Dow up 331. Up 332 at best. Gradually rose all session and closed on high. Dow up the most in four months. All 10 sectors up. 7 sectors up more than 2%. 91% of S&P500 components up. FOMC leave the Fed funds rate unchanged at 2.00%.Key point: Oil fell to a 3-month low and resources fell - the talk on CNBC this morning is that the Fed expect commodity prices to fall allowing them to ease up on the prospect of interest rate rises. Some signs of growth - July’s ISM non-manufacturing index up more than expected. Crude down another 2.4%helped oil-sensitive stocks. Consumer discretionary sector up 4.4% (steepest advance in 5-years), Retailers up 5.3%, Airlines up 9.4% and Transportation up 4.9%. Commodities CRB Index lost 10% in July – steepest decline in 29-years as oil, copper and wheat prices plummeted. Energy underperformed on falling oil prices – only up 1.1%. Financials up a whopping 5.1% - helped by a rise in European banks after Paris’s Societe Generale posted better-than-expected earnings. AIG led the jump – up 12% on an upgrade to BUY at UBS. Mortgage related stocks jumped – MBIA up 8.79%, AMBAC 12.89%, the 2F’s (Fannie and Freddie) up 14.96% and 6.91%.

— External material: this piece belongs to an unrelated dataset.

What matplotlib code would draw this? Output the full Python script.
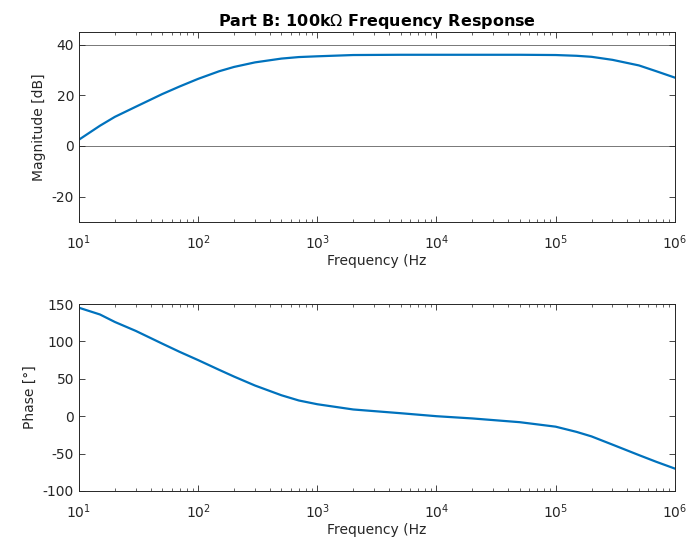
import numpy as np
import matplotlib
matplotlib.use("Agg")
import matplotlib.pyplot as plt
from matplotlib.ticker import LogLocator, NullFormatter, FixedLocator

# values
freq = [10, 15, 20, 30, 50, 70, 100, 150, 200, 300, 500, 700,
        1e3, 2e3, 5e3, 1e4, 2e4, 5e4, 1e5, 1.5e5, 2e5, 3e5, 5e5, 7e5, 1e6]
mag_db = [2.5, 8, 11.5, 15.5, 20.5, 23.5, 26.5, 29.5, 31.2, 33.0, 34.5, 35.1,
          35.4, 35.9, 36, 36, 36, 36, 35.9, 35.6, 35.2, 34.0, 31.8, 29.5, 27]
phase_deg = [145, 136, 126, 114, 97, 86, 75, 62, 53, 41, 28, 21,
             16, 9, 4, 0, -3, -8, -14, -21, -27, -38, -52, -61, -70]
ref_lines = [40, 0]

line_col = '#0072BD'
axis_col = '#262626'

plt.rcParams['font.family'] = 'DejaVu Sans'
plt.rcParams['font.size'] = 10
plt.rcParams['axes.unicode_minus'] = False

fig = plt.figure(figsize=(6.88, 5.42), dpi=100)
ax1 = fig.add_axes([0.1148, 0.5904, 0.866, 0.3506])
ax2 = fig.add_axes([0.1148, 0.0941, 0.866, 0.345])


def style_axis(ax):
    ax.set_xscale('log')
    ax.set_xlim(10, 1e6)
    ax.xaxis.set_major_locator(LogLocator(base=10, numticks=10))
    ax.xaxis.set_minor_locator(LogLocator(base=10, subs=np.arange(2, 10), numticks=20))
    ax.xaxis.set_minor_formatter(NullFormatter())
    ax.tick_params(which='both', direction='in', top=True, right=True,
                   colors=axis_col, labelcolor=axis_col, labelsize=10)
    ax.tick_params(which='major', length=4, width=0.6)
    ax.tick_params(axis='x', which='major', pad=8)
    ax.tick_params(which='minor', length=2.5, width=0.5)
    for s in ax.spines.values():
        s.set_color(axis_col)
        s.set_linewidth(0.7)
    ax.set_xlabel('Frequency (Hz', color=axis_col, labelpad=2)


ax1.plot(freq, mag_db, color=line_col, lw=1.6)
for y in ref_lines:
    ax1.axhline(y, color='#777777', lw=0.7, zorder=0)
style_axis(ax1)
ax1.set_ylim(-30, 45)
ax1.yaxis.set_major_locator(FixedLocator([-20, 0, 20, 40]))
ax1.set_ylabel('Magnitude [dB]', color=axis_col)
ax1.set_title('Part B: 100k$\\Omega$ Frequency Response', fontweight='bold',
              fontsize=11.5, color='black', pad=4)

ax2.plot(freq, phase_deg, color=line_col, lw=1.6)
style_axis(ax2)
ax2.set_ylim(-100, 150)
ax2.yaxis.set_major_locator(FixedLocator([-100, -50, 0, 50, 100, 150]))
ax2.set_ylabel('Phase [°]', color=axis_col)

fig.savefig('out.png', dpi=100)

  • Both BHP and RIO down in ADR form overnight, 2.09% and 2.42% respectively. BHP up 93c to 3675c. RIO up 311c to 11390c.
  • Metals mixed overnight – Copper up 0.44% and Aluminium up 0.64%. Zinc down 1.31% and Nickel down 2.31%. Oz Minerals up 6.1% or 10c to 173c.
  • Oil price down $2.74 to $118.71 on belief that a slower US economy will reduce demand. WPL up 69c to 5189c.
  • Gold down $21.70 to $881.80. NCM down 71c to 2560c.
  • Bonds down with the 10 year yield up to 4.02% from 3.97%.


Gold stocks getting belted again today - as a hedge against inflation Gold will struggle with the lower inflation theme.

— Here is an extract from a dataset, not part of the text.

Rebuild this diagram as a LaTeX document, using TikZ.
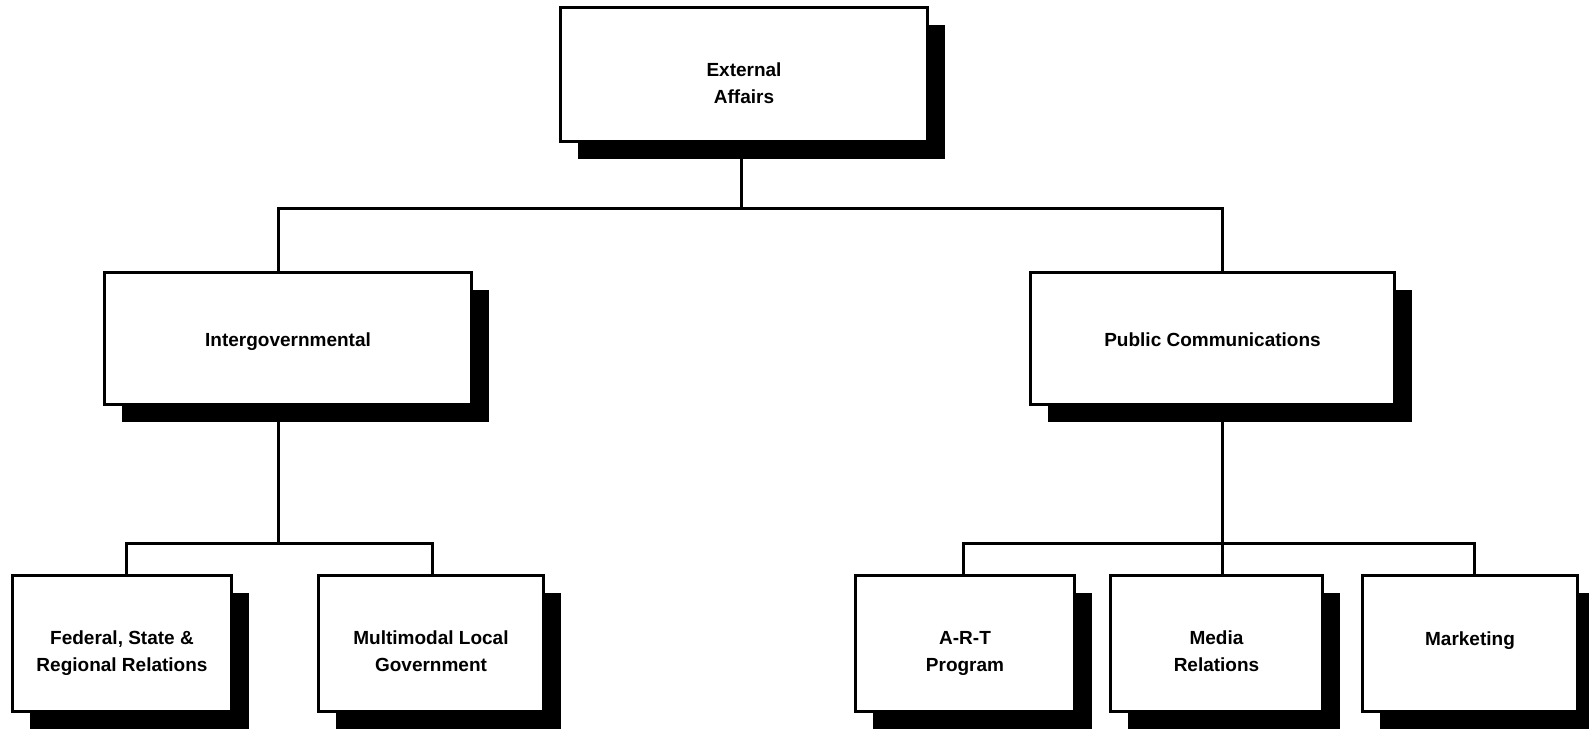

Stocks that struggle with a higher A$ doing well today on hopes that interest rates and the A%$ have peaked. Talk of the A$ going under 90c.
 

Australian Housing Finance slumps 3.7% in June- more than the 2.0% expected – investor housing finance also down 0.3%. Weak numbers will support the RBA’s bias towards cutting rates.

Most Oil stocks up despite an overnight fall in the oil price.

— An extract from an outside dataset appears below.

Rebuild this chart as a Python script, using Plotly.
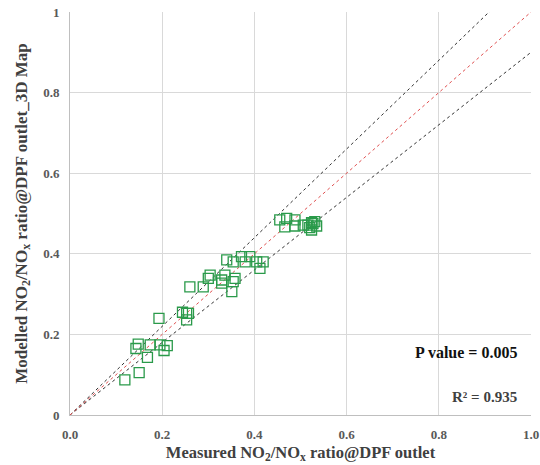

Asciano (AIO) up 6c to 501c on results and comments that they have had approaches for their assets. The company rejected a private equity bid on Monday at 440c.

News Corp’s (NWS) up 4Q results see a 27% jump in net income. Said their pace of growth will ease and that more challenging economic conditions are ahead. Well received in the Us and here and benefiting from the fall in the A$. NWS up 3.84% or 62c to 1672c.

Corporate Express (CXP) half year results not flash and contains net profit guidance of $61.7m-$66.1m. CXP negotiating with possible acquisition targets. Weres think result disappointing and they are reviewing forecasts. CXP flat at 560c.

ResMed (RMD) announced 4Q net profit grew by 7% and FY08 earnings up 66%. CEO says well positioned to deliver strong growth in FY09. RMD up 13.65% or 55c to 458.

NAB announced the first phase of its Next Generation Platform initiative to replace core banking systems over the next 5-years. Up 90c to 2565c.

Beach Petroleum (BPT) announced substantial coal seam gas reserves upgrade – 282% jump in probable reserves at Surat Basin. BPT up 4c or 3.85% to 108c.

Newcrest Mining (NCM) says partial gas from Varanus island now flowing to Telfer mine – 50% of gas to Telfer under contract with Apache will now be possible. NCM down 2.7% or 71c to 2560c.

Tower Australia (TWR) said St George Bank’s switch to AIG Life as favoured new life insurance partner will impact around $60m on TWR’s $700m in-force book. No impact on FY08 with slight profit impact in FY09. TWR up 4.62% or 7.5c to 170c.

Tabcorp (TAH) tipped by Weres to spend $400m in capex for its Star City casino. TAH expected to write down the value of its Victorian gambling license in FY results tomorrow. Analysts consensus for net profit before one-offs is $515m, up 14% on last year. TAH up 21c to 877c.

PanAust (PNA) confirms high-grade Copper-Gold at Puthep, Thailand – project study at feasibility stage and to be completed 1H09. PNA up 1.5c to 70.5c.

Seven’s (SEV) FY year results yesterday sees brokers holding or cutting target prices this morning – acquisitions seen as the key to unlocking value - buyback to support share price. SEV up 11c to 850c.

PaperlinX (PPX) being tipped by JP Morgan to report FY08 net profit of $50m, 32% down on FY07 on August 21st. PPX up 12.44% or 25c to 226c.

WA News (WAN) tipped by JP Morgan to post FY profit of $126m later today. WAN up 2.57% or 23c to 919c.